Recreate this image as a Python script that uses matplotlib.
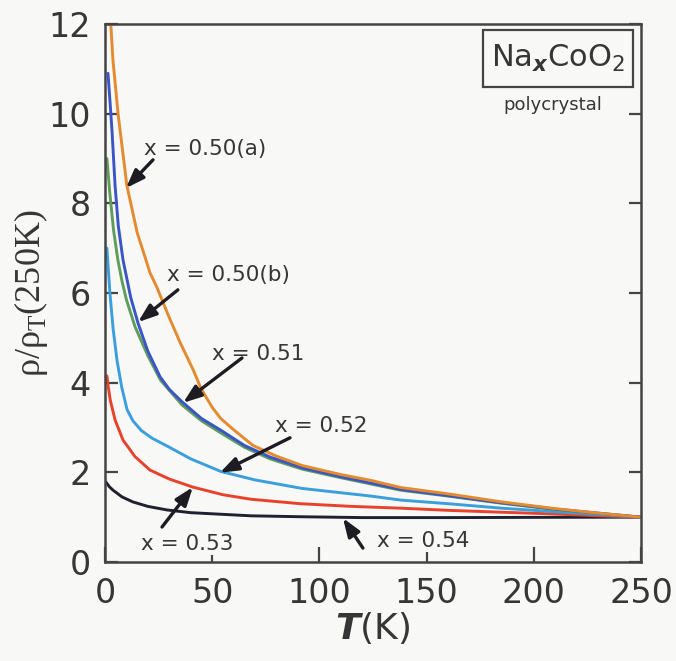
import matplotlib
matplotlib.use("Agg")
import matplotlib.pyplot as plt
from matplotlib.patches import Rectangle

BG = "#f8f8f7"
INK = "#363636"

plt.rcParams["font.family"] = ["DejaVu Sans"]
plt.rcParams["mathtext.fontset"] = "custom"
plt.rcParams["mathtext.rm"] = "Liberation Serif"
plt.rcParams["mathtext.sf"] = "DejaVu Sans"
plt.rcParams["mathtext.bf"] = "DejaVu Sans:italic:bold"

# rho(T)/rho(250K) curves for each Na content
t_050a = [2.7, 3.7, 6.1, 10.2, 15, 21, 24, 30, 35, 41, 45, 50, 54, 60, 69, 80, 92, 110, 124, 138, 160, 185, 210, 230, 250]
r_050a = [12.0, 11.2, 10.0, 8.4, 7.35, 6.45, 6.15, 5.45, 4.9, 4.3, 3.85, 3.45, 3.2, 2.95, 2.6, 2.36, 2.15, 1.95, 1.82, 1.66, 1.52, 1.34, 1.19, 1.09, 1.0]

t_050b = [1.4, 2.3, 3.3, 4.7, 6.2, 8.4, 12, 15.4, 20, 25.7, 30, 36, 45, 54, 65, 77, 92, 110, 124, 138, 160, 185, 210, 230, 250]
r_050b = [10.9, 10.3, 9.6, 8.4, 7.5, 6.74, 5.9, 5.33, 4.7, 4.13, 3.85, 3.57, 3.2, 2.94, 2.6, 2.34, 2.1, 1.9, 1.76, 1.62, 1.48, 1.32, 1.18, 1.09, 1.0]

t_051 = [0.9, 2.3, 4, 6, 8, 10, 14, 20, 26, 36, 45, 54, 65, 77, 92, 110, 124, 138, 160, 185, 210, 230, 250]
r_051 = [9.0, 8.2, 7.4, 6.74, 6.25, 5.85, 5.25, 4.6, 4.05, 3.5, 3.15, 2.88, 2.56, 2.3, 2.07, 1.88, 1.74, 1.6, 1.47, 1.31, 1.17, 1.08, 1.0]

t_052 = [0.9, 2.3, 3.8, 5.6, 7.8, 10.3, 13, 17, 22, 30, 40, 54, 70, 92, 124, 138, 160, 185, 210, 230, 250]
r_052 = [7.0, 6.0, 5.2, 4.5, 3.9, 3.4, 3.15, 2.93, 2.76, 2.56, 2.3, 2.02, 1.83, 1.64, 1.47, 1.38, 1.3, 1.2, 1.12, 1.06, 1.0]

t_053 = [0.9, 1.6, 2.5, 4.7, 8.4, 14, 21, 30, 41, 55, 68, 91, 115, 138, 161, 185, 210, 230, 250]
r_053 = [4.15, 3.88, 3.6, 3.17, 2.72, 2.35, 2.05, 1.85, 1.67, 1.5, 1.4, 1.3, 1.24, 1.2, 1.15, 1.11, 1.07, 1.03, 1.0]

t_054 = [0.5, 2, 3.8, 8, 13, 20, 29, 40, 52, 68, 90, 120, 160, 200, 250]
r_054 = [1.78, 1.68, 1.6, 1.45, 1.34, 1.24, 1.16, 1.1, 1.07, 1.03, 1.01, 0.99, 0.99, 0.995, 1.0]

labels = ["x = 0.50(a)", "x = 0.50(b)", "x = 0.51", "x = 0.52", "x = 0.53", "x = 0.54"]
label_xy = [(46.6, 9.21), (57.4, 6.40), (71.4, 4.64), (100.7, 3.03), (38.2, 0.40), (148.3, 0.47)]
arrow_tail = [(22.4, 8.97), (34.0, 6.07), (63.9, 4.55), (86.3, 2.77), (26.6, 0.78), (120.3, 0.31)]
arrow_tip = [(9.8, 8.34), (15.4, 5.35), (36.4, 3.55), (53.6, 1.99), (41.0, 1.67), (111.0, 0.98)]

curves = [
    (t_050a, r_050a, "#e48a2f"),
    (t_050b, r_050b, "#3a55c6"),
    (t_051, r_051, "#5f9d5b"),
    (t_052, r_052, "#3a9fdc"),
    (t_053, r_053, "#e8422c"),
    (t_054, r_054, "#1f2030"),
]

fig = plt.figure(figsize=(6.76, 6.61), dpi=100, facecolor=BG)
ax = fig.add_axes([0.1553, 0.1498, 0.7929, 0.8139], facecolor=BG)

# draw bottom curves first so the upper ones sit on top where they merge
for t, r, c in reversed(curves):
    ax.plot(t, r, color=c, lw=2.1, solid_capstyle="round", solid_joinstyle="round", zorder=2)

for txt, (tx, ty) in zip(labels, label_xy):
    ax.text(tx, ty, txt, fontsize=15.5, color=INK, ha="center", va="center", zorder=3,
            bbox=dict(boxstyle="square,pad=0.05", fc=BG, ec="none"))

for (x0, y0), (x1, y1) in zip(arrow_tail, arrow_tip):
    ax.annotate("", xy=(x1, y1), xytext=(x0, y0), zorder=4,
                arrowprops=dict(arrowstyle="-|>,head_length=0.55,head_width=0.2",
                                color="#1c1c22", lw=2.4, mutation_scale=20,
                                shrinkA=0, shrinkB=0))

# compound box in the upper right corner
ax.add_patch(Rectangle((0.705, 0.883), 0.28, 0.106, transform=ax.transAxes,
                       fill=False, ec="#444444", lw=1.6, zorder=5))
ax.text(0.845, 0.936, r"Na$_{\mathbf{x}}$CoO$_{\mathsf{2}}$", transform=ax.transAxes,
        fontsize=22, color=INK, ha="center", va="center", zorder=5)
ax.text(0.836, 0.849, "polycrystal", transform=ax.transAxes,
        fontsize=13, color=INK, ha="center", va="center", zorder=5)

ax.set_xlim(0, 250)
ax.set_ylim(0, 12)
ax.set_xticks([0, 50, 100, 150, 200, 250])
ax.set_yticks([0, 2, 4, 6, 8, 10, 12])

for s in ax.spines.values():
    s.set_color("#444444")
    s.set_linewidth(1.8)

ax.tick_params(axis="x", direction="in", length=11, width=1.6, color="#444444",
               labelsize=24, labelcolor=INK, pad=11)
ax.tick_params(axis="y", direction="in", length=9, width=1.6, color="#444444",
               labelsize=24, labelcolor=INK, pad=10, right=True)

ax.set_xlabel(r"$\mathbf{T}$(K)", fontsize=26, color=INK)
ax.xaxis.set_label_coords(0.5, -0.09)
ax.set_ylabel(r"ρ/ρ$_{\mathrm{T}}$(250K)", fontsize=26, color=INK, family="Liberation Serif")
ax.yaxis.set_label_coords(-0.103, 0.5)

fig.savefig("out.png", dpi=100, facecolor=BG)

Exercise brief:
Write out an exact copy of the listing, first line through the line containing "1.19, 1.09, 1.0]", with the pictures left out.

Complete response:
Recreate this image as a Python script that uses matplotlib.
import matplotlib
matplotlib.use("Agg")
import matplotlib.pyplot as plt
from matplotlib.patches import Rectangle

BG = "#f8f8f7"
INK = "#363636"

plt.rcParams["font.family"] = ["DejaVu Sans"]
plt.rcParams["mathtext.fontset"] = "custom"
plt.rcParams["mathtext.rm"] = "Liberation Serif"
plt.rcParams["mathtext.sf"] = "DejaVu Sans"
plt.rcParams["mathtext.bf"] = "DejaVu Sans:italic:bold"

# rho(T)/rho(250K) curves for each Na content
t_050a = [2.7, 3.7, 6.1, 10.2, 15, 21, 24, 30, 35, 41, 45, 50, 54, 60, 69, 80, 92, 110, 124, 138, 160, 185, 210, 230, 250]
r_050a = [12.0, 11.2, 10.0, 8.4, 7.35, 6.45, 6.15, 5.45, 4.9, 4.3, 3.85, 3.45, 3.2, 2.95, 2.6, 2.36, 2.15, 1.95, 1.82, 1.66, 1.52, 1.34, 1.19, 1.09, 1.0]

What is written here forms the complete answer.